Having completed the 10th Anniversary edition of First Name Basis last year, it was only natural that I continue with the 10th Anniversary edition of Second to None. This expanded version includes character sketches by Robin Childs, the relevant portions of the appendix from the Fluxion Trilogy collection, and a reworked portion of Chapter 4 (aka “the sideways chapter”). Similarly, now that I figured out my process for making audiobooks, I eventually got the Audiobook version of this book up on Audible. It’s also available as a digital download, 6-CD set, or USB flash drive.

Buried Colony

After a self-imposed delay in 2020 to fix some issues with this manuscript, I finally released my hard sci-fi novel, Buried Colony, this year. Written in 2017, I kept seeing portions of my vision of the future come to fruition with each year that passed. I had to get this book out, and this was the year it finally happened. If you’re a fan of Andy Weir’s books (like The Martian and Project Hail Mary), you’ll want to pick this one up. Buried Colony looks at some challenges of using current cutting-edge technology to transport humans outside our solar system. Challenges like how to deal with artificial intelligence, let alone the varied cultures of the explorers sent to the far end of the galaxy.

The Forgotten Shifter Files (Kami’s Curse)

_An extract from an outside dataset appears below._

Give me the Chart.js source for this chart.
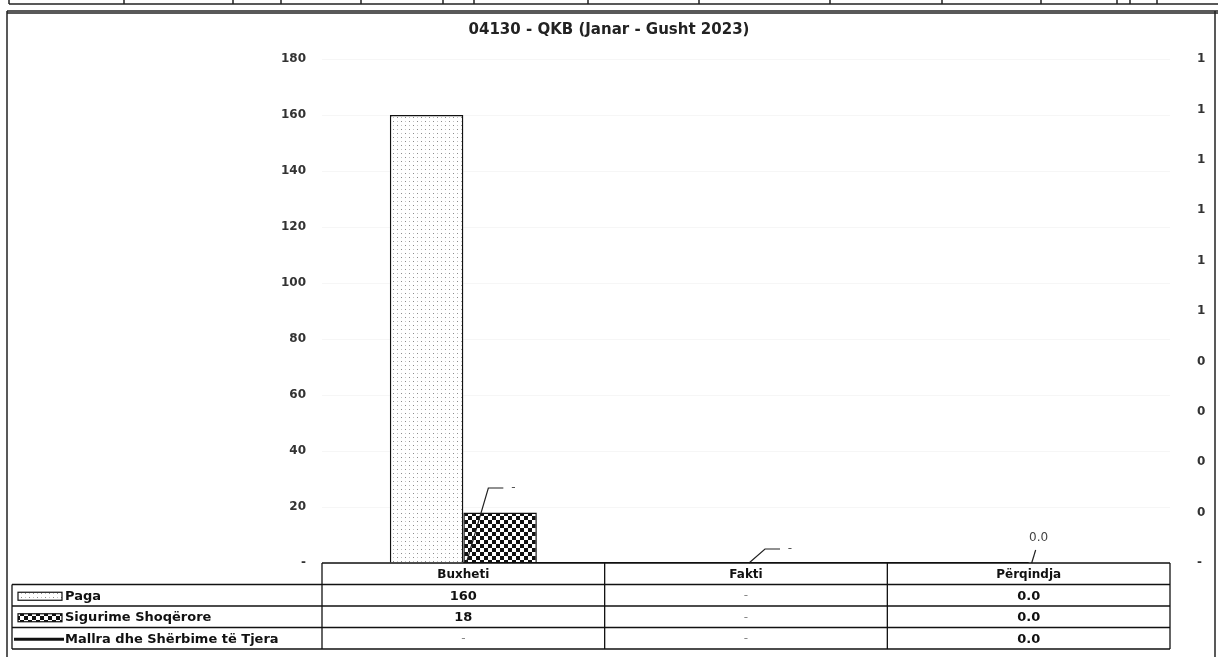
<!DOCTYPE html>
<html lang="sq">
<head>
<meta charset="UTF-8">
<title>04130 - QKB (Janar - Gusht 2023)</title>
<script src="https://cdn.jsdelivr.net/npm/chart.js@4"></script>
<style>
    html, body { margin: 0; padding: 0; background: #fff; }
    .wrap { position: relative; width: 1218px; height: 657px; }
</style>
</head>
<body>
<div class="wrap"><canvas id="grafiku"></canvas></div>
<script>
    // Të dhënat e grafikut
    const kategorite = ['Buxheti', 'Fakti', 'Përqindja'];
    const paga = [160, 0, 0];
    const sigurime = [18, 0, 0];
    const mallra = [0, 0, 0];
    const emratSerive = ['Paga', 'Sigurime Shoqërore', 'Mallra dhe Shërbime të Tjera'];
    const titulli = '04130 - QKB (Janar - Gusht 2023)';

    // Boshtet
    const boshtiMajtas = { min: 0, max: 180, hapi: 20 };
    const boshtiDjathtas = { min: 0, max: 1, hapi: 0.1 };

    // Formati i kolonave te tabeles (Përqindja me nje shifer pas presjes)
    const formatiKolones = ['numer', 'numer', 'perqindje'];

    // Pozicioni i etiketave te vijes (zhvendosje nga pika)
    const zhvendosjeEtiketash = [[50, -75], [44, -14], [10, -25]];

    const FONT = "'DejaVu Sans', Verdana, sans-serif";

    function formato(v, i) {
        if (formatiKolones[i] === 'perqindje') return v.toFixed(1);
        return v === 0 ? '-' : String(v);
    }

    // Mostrat (pattern) per shtyllat
    function mostraPika() {
        const c = document.createElement('canvas');
        c.width = 8; c.height = 8;
        const g = c.getContext('2d');
        g.fillStyle = '#fff';
        g.fillRect(0, 0, 8, 8);
        g.fillStyle = '#8a8a8a';
        g.fillRect(1, 1, 1, 1);
        g.fillRect(5, 5, 1, 1);
        g.fillStyle = '#c4c4c4';
        g.fillRect(5, 1, 1, 1);
        g.fillRect(1, 5, 1, 1);
        return g.createPattern(c, 'repeat');
    }

    function mostraShah() {
        const c = document.createElement('canvas');
        c.width = 8; c.height = 8;
        const g = c.getContext('2d');
        g.fillStyle = '#fff';
        g.fillRect(0, 0, 8, 8);
        g.fillStyle = '#111';
        g.fillRect(0, 0, 4, 4);
        g.fillRect(4, 4, 4, 4);
        return g.createPattern(c, 'repeat');
    }

    const pPika = mostraPika();
    const pShah = mostraShah();

    function vije(ctx, x1, y1, x2, y2) {
        ctx.beginPath();
        ctx.moveTo(x1, y1);
        ctx.lineTo(x2, y2);
        ctx.stroke();
    }

    // Korniza e jashtme dhe shiriti lart (nga fleta)
    const kornizaPlugin = {
        id: 'korniza',
        afterDraw(chart) {
            const ctx = chart.ctx;
            ctx.save();
            ctx.strokeStyle = '#222';
            ctx.lineWidth = 1.5;
            vije(ctx, 7, 11, 1218, 11);
            vije(ctx, 7, 13, 1218, 13);
            vije(ctx, 7, 11, 7, 657);
            vije(ctx, 1215, 11, 1215, 657);
            vije(ctx, 9, 4, 1218, 4);
            [9, 124, 233, 281, 361, 443, 474, 588, 699, 830, 942, 1041, 1117, 1130, 1157].forEach(x => {
                vije(ctx, x, 0, x, 4);
            });
            ctx.restore();
        }
    };

    // Etiketat e vijes me vija udhezuese
    const etiketaPlugin = {
        id: 'etiketaVije',
        afterDatasetsDraw(chart) {
            const ctx = chart.ctx;
            const meta = chart.getDatasetMeta(2);
            ctx.save();
            ctx.strokeStyle = '#222';
            ctx.lineWidth = 1.2;
            ctx.font = '12px ' + FONT;
            ctx.textAlign = 'center';
            ctx.textBaseline = 'middle';
            meta.data.forEach((p, i) => {
                const [dx, dy] = zhvendosjeEtiketash[i];
                const x0 = p.x + 3, y0 = p.y;
                ctx.beginPath();
                ctx.moveTo(x0, y0);
                if (dx > 20) {
                    ctx.lineTo(p.x + dx - 25, p.y + dy);
                    ctx.lineTo(p.x + dx - 10, p.y + dy);
                } else {
                    ctx.lineTo(p.x + dx - 3, p.y + dy + 12);
                }
                ctx.stroke();
                const t = formato(mallra[i], i);
                ctx.fillStyle = t === '-' ? '#555' : '#444';
                ctx.fillText(t, p.x + dx, p.y + dy);
            });
            ctx.restore();
        }
    };

    // Tabela e te dhenave poshte grafikut
    const tabelaPlugin = {
        id: 'tabela',
        afterDraw(chart) {
            const { ctx, chartArea: a, scales: { x } } = chart;
            const n = kategorite.length;
            const colW = a.width / n;
            const rowH = 21.5;
            const top = a.bottom;
            const majtas = 12;
            const seri = [
                { emri: emratSerive[0], vlera: paga, simbol: 'pika' },
                { emri: emratSerive[1], vlera: sigurime, simbol: 'shah' },
                { emri: emratSerive[2], vlera: mallra, simbol: 'vije' }
            ];
            ctx.save();
            ctx.strokeStyle = '#111';
            ctx.lineWidth = 1.3;
            vije(ctx, a.left, top, a.right, top);
            for (let r = 1; r <= seri.length + 1; r++) {
                vije(ctx, majtas, top + r * rowH, a.right, top + r * rowH);
            }
            vije(ctx, majtas, top + rowH, majtas, top + (seri.length + 1) * rowH);
            for (let i = 0; i <= n; i++) {
                const xx = a.left + i * colW;
                vije(ctx, xx, top, xx, top + (seri.length + 1) * rowH);
            }

            ctx.textBaseline = 'middle';
            ctx.textAlign = 'center';
            ctx.fillStyle = '#111';
            ctx.font = 'bold 12px ' + FONT;
            kategorite.forEach((k, i) => {
                ctx.fillText(k, x.getPixelForValue(i), top + rowH / 2 + 1);
            });

            seri.forEach((s, r) => {
                const cy = top + (r + 1) * rowH + rowH / 2 + 1;
                // simboli i legjendes
                const sx = 18, sw = 44, sh = 8;
                if (s.simbol === 'vije') {
                    ctx.lineWidth = 3;
                    ctx.strokeStyle = '#111';
                    vije(ctx, sx - 4, cy, sx + sw + 2, cy);
                } else {
                    ctx.fillStyle = s.simbol === 'pika' ? pPika : pShah;
                    ctx.fillRect(sx, cy - sh / 2, sw, sh);
                    ctx.lineWidth = 1.2;
                    ctx.strokeStyle = '#111';
                    ctx.strokeRect(sx, cy - sh / 2, sw, sh);
                }
                ctx.textAlign = 'left';
                ctx.fillStyle = '#111';
                ctx.font = 'bold 13px ' + FONT;
                ctx.fillText(s.emri, sx + sw + 3, cy);
                ctx.textAlign = 'center';
                s.vlera.forEach((v, i) => {
                    const t = formato(v, i);
                    if (t === '-') {
                        ctx.fillStyle = '#888';
                        ctx.font = '12px ' + FONT;
                    } else {
                        ctx.fillStyle = '#111';
                        ctx.font = 'bold 13px ' + FONT;
                    }
                    ctx.fillText(t, x.getPixelForValue(i), cy);
                });
            });
            ctx.restore();
        }
    };

    const ctx = document.getElementById('grafiku');

    new Chart(ctx, {
        data: {
            labels: kategorite,
            datasets: [
                {
                    type: 'bar',
                    label: emratSerive[0],
                    data: paga,
                    backgroundColor: pPika,
                    borderColor: '#111',
                    borderWidth: 1.5,
                    yAxisID: 'y',
                    order: 2
                },
                {
                    type: 'bar',
                    label: emratSerive[1],
                    data: sigurime,
                    backgroundColor: pShah,
                    borderColor: '#111',
                    borderWidth: 1.5,
                    yAxisID: 'y',
                    order: 2
                },
                {
                    type: 'line',
                    label: emratSerive[2],
                    data: mallra,
                    borderColor: '#111',
                    borderWidth: 2,
                    pointRadius: 0,
                    yAxisID: 'y1',
                    order: 1
                }
            ]
        },
        options: {
            responsive: true,
            maintainAspectRatio: false,
            animation: false,
            layout: { padding: { top: 0, left: 0, right: 0, bottom: 94 } },
            datasets: {
                bar: { categoryPercentage: 0.52, barPercentage: 1.0 }
            },
            plugins: {
                legend: { display: false },
                tooltip: { enabled: false },
                title: {
                    display: true,
                    text: titulli,
                    color: '#222',
                    font: { family: FONT, size: 15, weight: 'bold' },
                    padding: { top: 21, bottom: 20 }
                }
            },
            scales: {
                x: {
                    display: false,
                    offset: true
                },
                y: {
                    position: 'left',
                    min: boshtiMajtas.min,
                    max: boshtiMajtas.max,
                    afterFit: s => { s.width = 322; },
                    border: { display: false },
                    grid: { color: 'rgba(0,0,0,0.035)', drawTicks: false },
                    ticks: {
                        stepSize: boshtiMajtas.hapi,
                        padding: 16,
                        color: '#333',
                        font: { family: FONT, size: 12, weight: 'bold' },
                        callback: v => v === 0 ? '-' : v
                    }
                },
                y1: {
                    position: 'right',
                    min: boshtiDjathtas.min,
                    max: boshtiDjathtas.max,
                    afterFit: s => { s.width = 48; },
                    border: { display: false },
                    grid: { display: false, drawTicks: false },
                    ticks: {
                        stepSize: boshtiDjathtas.hapi,
                        padding: 27,
                        color: '#333',
                        font: { family: FONT, size: 12, weight: 'bold' },
                        callback: v => v === 0 ? '-' : Math.round(v)
                    }
                }
            }
        },
        plugins: [kornizaPlugin, etiketaPlugin, tabelaPlugin]
    });
</script>
</body>
</html>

One reason I wrote Autocomplete for my 2021 NaNoWriMo challenge was that I had a few short story ideas I wanted to get out of my head. As luck would have it, I expanded one of those stories, Kami’s Curse, into a novella that was published in The Forgotten Shifter Files anthology this year. This anthology doesn’t have your standard werewolf fare but focuses on different shifters like Kami—a young girl whose body can turn into paper and who uses this power to fold into different animal shapes to enact her vengeance on the man who killed her family.

The Physics of Equus Monoceros

Using what I wrote in the Autocomplete story that answered the question, “Are narwhals nars or whals?”, The Physics of Equus Monoceros focused on a woman trying to complete her mother’s research on the link between narwhals, rhinoceroses, and unicorns. While this short story didn’t make it into the anthology I submitted to this year, I’ll keep it around and will eventually publish it in another short story collection (a la The Ascent of the Writer) if it doesn’t get picked up in the next few years.

Goldie Locksmith

My 2022 NaNoWriMo project, originally titled Architect, evolved from a thriller into more of a romance as I wrote it. The result was the steamy Goldie Locksmith. This year, I used the Save the Cat method to outline this book. The plot remained close to what I envisioned, but the “thriller” bits didn’t seem as thrilling as I thought they would be since I ended up focusing more on the relationship between the two main characters. Still, I like this modified “Goldilocks and the Three Bears” retelling and will let it sit for a bit before I go in and make the needed adjustments so that I can send it off to some beta readers to strengthen its romance genre ties.

Blog Posts

Now that I’ve realized my blog focus is mostly about being an indie author, I had plenty to write about this year:

  • January: 2022—More of the Same
    While I published the two books I wanted to this year, it took a while to figure out some projects, putting them on the back burner for later.
  • February: Selling Books in Brick-and-Mortar Stores
    You don’t have to be traditionally published to have your books in physical stores. Here’s how to do it.
  • March: The Case for Conventions [PART 1/2]
    Selling online can be a challenge, which is why selling at conventions has a personal connection that is quite rewarding.
  • April: The Case for Conventions [PART 2/2]
    When you’re around other authors (or artists) at a convention, it’s a great way to network and expand your reach to other readers.
  • May: Audiobooks by the Author
    Professionally narrated audiobooks are great, but authors who record their own can sometimes cut down on rework.
  • June: Writing Shouldn’t be Solitary
    We all write words alone, but developing or joining a community of writers is key to remaining encouraged in the hard times.
  • July: You Should Write Short Stories
    Need to test out an idea? Want to try writing a different genre? Short stories are a great way to explore stories and get your work out there.
  • August: Expand Your Writing with Different Genres
    You might have a great idea for a story, but it doesn’t fit in the genre you usually write. Don’t limit yourself to just one genre!
  • September: Be a Voracious Consumer of Stories
    Writers should definitely read, but movies, TV shows, and video games are ripe with excellent stories as well.
  • October: Why NaNoWriMo Works for Me
    A concrete goal with a firm deadline that only takes up one month of the year? That’s how I get my first drafts done and still live my life.
  • November: What is the scope of your success?
    Chasing success might lead to heartbreak, but it also may be a motivator to extend yourself and push your limits.

With a newborn joining my family in the next month, I’m unsure how many of next year’s writing goals will pan out. There are a few surprise projects I want to do early in the year, but we’ll see if my sleep-deprived state will allow for such things. Either way, tune in for what I have in store for 2023.